Who may worship in your sanctuary, LORD? Who may enter your presence on your holy hill?
Those who lead blameless lives and do what is right, speaking the truth from sincere hearts. Those who refuse to gossip or harm their neighbors or speak evil of their friends. Psalm. 15:1-3 NLT
Those of us who know the Bible well may read the verses above with something of a “ho-hum” attitude. Yes, yes, that’s the Bible alright. But we shouldn’t respond that way. Why not? Because these statements are remarkable in the context of the ancient world.

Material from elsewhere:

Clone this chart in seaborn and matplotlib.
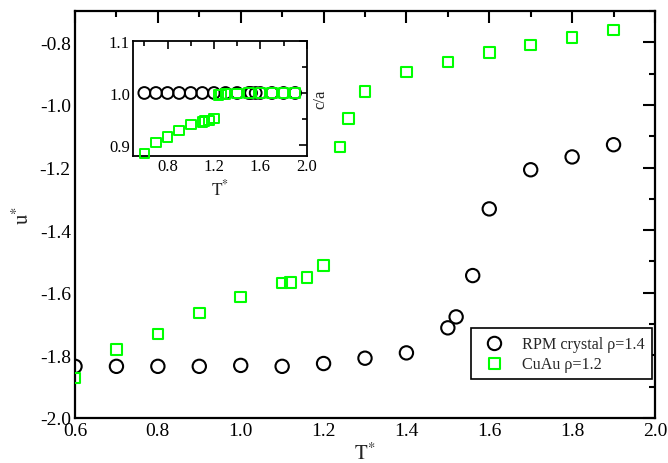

In the ancient world religion and ethics did not go together. Religion was about keeping the gods happy with you through prayers, offerings, and ritual worship. Ethics were about keeping the king “off your back.” You did not steal because the king said so, and the king’s officers would do bad things to you if you did. But not stealing did not have anything to do with your relationship with the gods.
In the Bible all that is changed. It is changed because the law code is put into the context of a covenant, a covenant with the sole God of the universe who has come down and delivered you from bondage. You don’t steal because you love the God who doesn’t steal. Suddenly, religion has come to be ethical living.
So, who is fit to come into God’s holy house? Somebody who has done a lot of rituals and made himself “clean.” No! To be sure, there was ritual behavior to be done, like not eating pig meat. But that was all intended to teach spiritual/ethical truth. How do you make yourself unclean in God’s presence? Jesus said it (Matt 15:11): it’s by not dealing with the corruption in your heart and letting it spew out by spreading slanderous gossip about your neighbors.
So are you and I clean enough to enter God’s house? What do our ethical lives look like? Like the life of our Covenant Lord?